In the issue of 24 May, I wrote about lazy balance sheets that are not being used to their full potential, and how the board of directors must either sweat the assets or return them to shareholders via dividends or share buy-backs. (Read that article here: https://bit.ly/2KLsqte.)
This time I want to focus on a constrained balance sheet – one that is not able to grow to its full potential.
What I am talking about here is typically found in the smaller-cap stocks (stocks with a market capitalisation of under R1bn), but it can often be in the mid-cap stocks too.
What we’ll see is the founders of the business having a large stake, usually over 50%, and often up to around 70%.
Traditionally, investors view this as positive, as it means the founders are significant owners in the business and hence the interests of minority shareholders will be protected by the majority founders.
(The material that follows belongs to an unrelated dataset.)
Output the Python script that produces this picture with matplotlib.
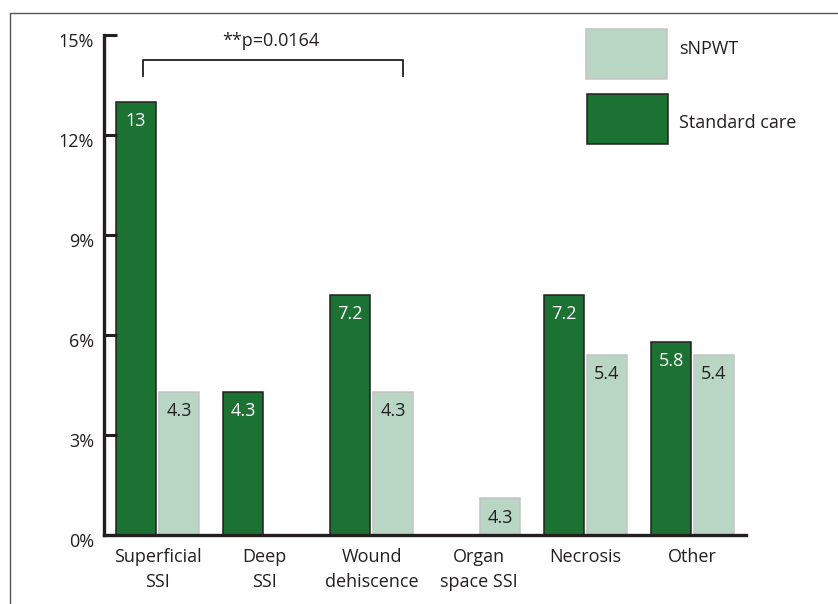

Further, the founders’ wealth is mostly tied up in the business, again helping to ensure they run it well, and with shareholders’ interests well looked after.
But then we run into a problem. Let’s imagine a R600m market cap stock with the founders holding 60% of the shares.
This means the value of the founders’ stake will be R360m, a significant pile of money – albeit paper money.
You can’t spend shares without selling them, so the spending power of the founders will be dependent on their salaries and on dividends received.
A responsible salary would be a few million rands per year and dividends may equal another R18m (at a 3% dividend yield), of which R10.8m would accrue to the founders’ holding of 60%.
Make no mistake: this is a large amount of money for a few individuals to earn. But here’s the concern…
Let’s say the company wants to expand and, rather than taking on more debt, they’d like to do a rights issue to raise money.
Say they want to raise R250m. The founders’ share of this capital raise would be R150m if they wanted to keep their holding at the existing 60%.
Now even with the potential earnings as above, it is very unlikely that the directors would have R150m cash lying around, leaving a few options.
Either they borrow the money using shares as collateral – but this skews incentives as now suddenly the share price becomes the most important aspect (as opposed to the health of the business), because a weak price could see the loan being recalled.
The other alternative is to not do the capital raise.
This is again not good because there is, we assume, a strong business case to raise the money.
The third option is that the founders do not take up their full rights, effectively being diluted and maybe eventually holding less than 50% of the business.
The problem here is that shareholders view dilution from founders as negative and the founders may have concerns about losing control.
Further, who would want to take up the rights that the founders are not taking? Would there be a buyer for the shares?
I think there is a simple solution. As investors we need to recognise potentially constrained balance sheets and be content if founders want to reduce their stake.
A larger shareholding base is generally good news and will likely increase liquidity in the share as well.
Founders of constrained balance sheets should play open cards with shareholders, explaining their predicament, and we as investors must accept the story and not stress that founders are diluting their holding.
So what’s the big “if”? This is only acceptable if the proposed deal really is a good deal.